* begin Supplied information *

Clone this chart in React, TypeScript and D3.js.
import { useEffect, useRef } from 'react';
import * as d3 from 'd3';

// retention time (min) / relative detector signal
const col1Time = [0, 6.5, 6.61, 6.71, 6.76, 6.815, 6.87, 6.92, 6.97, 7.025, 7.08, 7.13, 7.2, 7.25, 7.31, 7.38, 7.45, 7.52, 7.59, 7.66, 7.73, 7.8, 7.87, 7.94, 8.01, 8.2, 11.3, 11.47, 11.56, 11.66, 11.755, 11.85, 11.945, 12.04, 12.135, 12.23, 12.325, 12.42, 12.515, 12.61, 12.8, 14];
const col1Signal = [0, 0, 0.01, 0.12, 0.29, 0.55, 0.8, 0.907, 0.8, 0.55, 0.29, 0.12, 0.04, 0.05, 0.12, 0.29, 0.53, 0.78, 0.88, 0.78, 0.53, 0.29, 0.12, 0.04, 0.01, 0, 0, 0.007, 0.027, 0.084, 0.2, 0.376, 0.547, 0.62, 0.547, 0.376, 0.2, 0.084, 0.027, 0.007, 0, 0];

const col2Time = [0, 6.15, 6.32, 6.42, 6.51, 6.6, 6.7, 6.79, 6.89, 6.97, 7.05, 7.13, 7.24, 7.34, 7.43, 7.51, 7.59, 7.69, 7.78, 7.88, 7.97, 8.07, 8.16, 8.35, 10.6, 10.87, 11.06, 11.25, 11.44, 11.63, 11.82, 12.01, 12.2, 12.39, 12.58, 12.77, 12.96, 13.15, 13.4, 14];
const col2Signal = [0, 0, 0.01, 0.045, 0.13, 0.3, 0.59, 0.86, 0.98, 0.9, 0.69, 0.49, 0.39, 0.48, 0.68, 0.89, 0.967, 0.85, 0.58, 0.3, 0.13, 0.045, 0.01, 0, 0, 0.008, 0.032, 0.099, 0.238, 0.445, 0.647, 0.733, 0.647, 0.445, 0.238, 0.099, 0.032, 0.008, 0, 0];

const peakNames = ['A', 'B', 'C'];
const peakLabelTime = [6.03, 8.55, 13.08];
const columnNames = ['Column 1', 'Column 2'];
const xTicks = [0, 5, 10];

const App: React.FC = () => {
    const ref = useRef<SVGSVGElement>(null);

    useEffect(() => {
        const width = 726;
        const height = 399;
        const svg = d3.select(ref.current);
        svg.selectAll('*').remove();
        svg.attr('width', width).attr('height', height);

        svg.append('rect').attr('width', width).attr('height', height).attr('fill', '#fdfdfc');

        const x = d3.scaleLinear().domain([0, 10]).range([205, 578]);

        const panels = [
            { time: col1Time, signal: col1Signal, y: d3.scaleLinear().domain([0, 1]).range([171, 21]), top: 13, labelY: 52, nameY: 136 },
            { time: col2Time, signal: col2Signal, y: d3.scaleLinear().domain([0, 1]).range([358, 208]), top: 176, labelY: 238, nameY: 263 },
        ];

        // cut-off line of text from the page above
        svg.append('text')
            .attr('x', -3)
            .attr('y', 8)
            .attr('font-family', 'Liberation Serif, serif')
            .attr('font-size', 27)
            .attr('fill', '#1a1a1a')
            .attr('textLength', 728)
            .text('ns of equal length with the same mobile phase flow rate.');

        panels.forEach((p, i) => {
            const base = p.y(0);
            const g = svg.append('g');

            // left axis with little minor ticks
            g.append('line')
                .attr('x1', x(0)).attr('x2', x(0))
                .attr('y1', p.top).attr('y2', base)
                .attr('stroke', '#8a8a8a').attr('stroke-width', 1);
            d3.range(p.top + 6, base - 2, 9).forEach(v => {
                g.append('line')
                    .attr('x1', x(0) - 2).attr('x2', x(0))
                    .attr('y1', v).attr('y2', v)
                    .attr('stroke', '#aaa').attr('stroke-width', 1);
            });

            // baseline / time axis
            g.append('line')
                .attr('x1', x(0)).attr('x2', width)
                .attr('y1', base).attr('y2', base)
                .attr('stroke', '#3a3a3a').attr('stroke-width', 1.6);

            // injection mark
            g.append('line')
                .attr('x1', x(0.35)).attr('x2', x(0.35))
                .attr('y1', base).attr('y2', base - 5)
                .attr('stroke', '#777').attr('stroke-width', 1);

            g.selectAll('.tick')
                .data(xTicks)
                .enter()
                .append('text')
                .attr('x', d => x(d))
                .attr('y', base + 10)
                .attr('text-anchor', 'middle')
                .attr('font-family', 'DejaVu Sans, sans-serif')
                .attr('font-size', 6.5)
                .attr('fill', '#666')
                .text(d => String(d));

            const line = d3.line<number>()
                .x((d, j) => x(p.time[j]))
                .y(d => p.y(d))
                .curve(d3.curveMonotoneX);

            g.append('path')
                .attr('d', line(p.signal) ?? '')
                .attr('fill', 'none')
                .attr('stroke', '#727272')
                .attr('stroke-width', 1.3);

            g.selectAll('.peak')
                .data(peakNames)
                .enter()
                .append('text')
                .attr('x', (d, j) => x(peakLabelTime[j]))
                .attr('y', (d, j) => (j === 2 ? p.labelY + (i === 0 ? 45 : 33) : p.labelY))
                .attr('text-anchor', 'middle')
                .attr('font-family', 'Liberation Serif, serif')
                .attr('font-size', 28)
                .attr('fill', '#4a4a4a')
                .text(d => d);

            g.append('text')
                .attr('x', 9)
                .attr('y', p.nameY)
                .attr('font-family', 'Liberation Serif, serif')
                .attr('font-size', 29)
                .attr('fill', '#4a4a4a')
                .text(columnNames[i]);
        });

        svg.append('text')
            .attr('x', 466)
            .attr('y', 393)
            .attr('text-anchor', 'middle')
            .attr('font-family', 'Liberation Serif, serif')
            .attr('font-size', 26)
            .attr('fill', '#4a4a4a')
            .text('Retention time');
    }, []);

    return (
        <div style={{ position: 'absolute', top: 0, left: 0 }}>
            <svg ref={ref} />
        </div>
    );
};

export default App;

* end Supplied information *

### Written instruction
Copy out the full listing exactly.

### Task answer
Clone this chart in React, TypeScript and D3.js.
import { useEffect, useRef } from 'react';
import * as d3 from 'd3';

// retention time (min) / relative detector signal
const col1Time = [0, 6.5, 6.61, 6.71, 6.76, 6.815, 6.87, 6.92, 6.97, 7.025, 7.08, 7.13, 7.2, 7.25, 7.31, 7.38, 7.45, 7.52, 7.59, 7.66, 7.73, 7.8, 7.87, 7.94, 8.01, 8.2, 11.3, 11.47, 11.56, 11.66, 11.755, 11.85, 11.945, 12.04, 12.135, 12.23, 12.325, 12.42, 12.515, 12.61, 12.8, 14];
const col1Signal = [0, 0, 0.01, 0.12, 0.29, 0.55, 0.8, 0.907, 0.8, 0.55, 0.29, 0.12, 0.04, 0.05, 0.12, 0.29, 0.53, 0.78, 0.88, 0.78, 0.53, 0.29, 0.12, 0.04, 0.01, 0, 0, 0.007, 0.027, 0.084, 0.2, 0.376, 0.547, 0.62, 0.547, 0.376, 0.2, 0.084, 0.027, 0.007, 0, 0];

const col2Time = [0, 6.15, 6.32, 6.42, 6.51, 6.6, 6.7, 6.79, 6.89, 6.97, 7.05, 7.13, 7.24, 7.34, 7.43, 7.51, 7.59, 7.69, 7.78, 7.88, 7.97, 8.07, 8.16, 8.35, 10.6, 10.87, 11.06, 11.25, 11.44, 11.63, 11.82, 12.01, 12.2, 12.39, 12.58, 12.77, 12.96, 13.15, 13.4, 14];
const col2Signal = [0, 0, 0.01, 0.045, 0.13, 0.3, 0.59, 0.86, 0.98, 0.9, 0.69, 0.49, 0.39, 0.48, 0.68, 0.89, 0.967, 0.85, 0.58, 0.3, 0.13, 0.045, 0.01, 0, 0, 0.008, 0.032, 0.099, 0.238, 0.445, 0.647, 0.733, 0.647, 0.445, 0.238, 0.099, 0.032, 0.008, 0, 0];

const peakNames = ['A', 'B', 'C'];
const peakLabelTime = [6.03, 8.55, 13.08];
const columnNames = ['Column 1', 'Column 2'];
const xTicks = [0, 5, 10];

const App: React.FC = () => {
    const ref = useRef<SVGSVGElement>(null);

    useEffect(() => {
        const width = 726;
        const height = 399;
        const svg = d3.select(ref.current);
        svg.selectAll('*').remove();
        svg.attr('width', width).attr('height', height);

        svg.append('rect').attr('width', width).attr('height', height).attr('fill', '#fdfdfc');

        const x = d3.scaleLinear().domain([0, 10]).range([205, 578]);

        const panels = [
            { time: col1Time, signal: col1Signal, y: d3.scaleLinear().domain([0, 1]).range([171, 21]), top: 13, labelY: 52, nameY: 136 },
            { time: col2Time, signal: col2Signal, y: d3.scaleLinear().domain([0, 1]).range([358, 208]), top: 176, labelY: 238, nameY: 263 },
        ];

        // cut-off line of text from the page above
        svg.append('text')
            .attr('x', -3)
            .attr('y', 8)
            .attr('font-family', 'Liberation Serif, serif')
            .attr('font-size', 27)
            .attr('fill', '#1a1a1a')
            .attr('textLength', 728)
            .text('ns of equal length with the same mobile phase flow rate.');

        panels.forEach((p, i) => {
            const base = p.y(0);
            const g = svg.append('g');

            // left axis with little minor ticks
            g.append('line')
                .attr('x1', x(0)).attr('x2', x(0))
                .attr('y1', p.top).attr('y2', base)
                .attr('stroke', '#8a8a8a').attr('stroke-width', 1);
            d3.range(p.top + 6, base - 2, 9).forEach(v => {
                g.append('line')
                    .attr('x1', x(0) - 2).attr('x2', x(0))
                    .attr('y1', v).attr('y2', v)
                    .attr('stroke', '#aaa').attr('stroke-width', 1);
            });

            // baseline / time axis
            g.append('line')
                .attr('x1', x(0)).attr('x2', width)
                .attr('y1', base).attr('y2', base)
                .attr('stroke', '#3a3a3a').attr('stroke-width', 1.6);

            // injection mark
            g.append('line')
                .attr('x1', x(0.35)).attr('x2', x(0.35))
                .attr('y1', base).attr('y2', base - 5)
                .attr('stroke', '#777').attr('stroke-width', 1);

            g.selectAll('.tick')
                .data(xTicks)
                .enter()
                .append('text')
                .attr('x', d => x(d))
                .attr('y', base + 10)
                .attr('text-anchor', 'middle')
                .attr('font-family', 'DejaVu Sans, sans-serif')
                .attr('font-size', 6.5)
                .attr('fill', '#666')
                .text(d => String(d));

            const line = d3.line<number>()
                .x((d, j) => x(p.time[j]))
                .y(d => p.y(d))
                .curve(d3.curveMonotoneX);

            g.append('path')
                .attr('d', line(p.signal) ?? '')
                .attr('fill', 'none')
                .attr('stroke', '#727272')
                .attr('stroke-width', 1.3);

            g.selectAll('.peak')
                .data(peakNames)
                .enter()
                .append('text')
                .attr('x', (d, j) => x(peakLabelTime[j]))
                .attr('y', (d, j) => (j === 2 ? p.labelY + (i === 0 ? 45 : 33) : p.labelY))
                .attr('text-anchor', 'middle')
                .attr('font-family', 'Liberation Serif, serif')
                .attr('font-size', 28)
                .attr('fill', '#4a4a4a')
                .text(d => d);

            g.append('text')
                .attr('x', 9)
                .attr('y', p.nameY)
                .attr('font-family', 'Liberation Serif, serif')
                .attr('font-size', 29)
                .attr('fill', '#4a4a4a')
                .text(columnNames[i]);
        });

        svg.append('text')
            .attr('x', 466)
            .attr('y', 393)
            .attr('text-anchor', 'middle')
            .attr('font-family', 'Liberation Serif, serif')
            .attr('font-size', 26)
            .attr('fill', '#4a4a4a')
            .text('Retention time');
    }, []);

    return (
        <div style={{ position: 'absolute', top: 0, left: 0 }}>
            <svg ref={ref} />
        </div>
    );
};

export default App;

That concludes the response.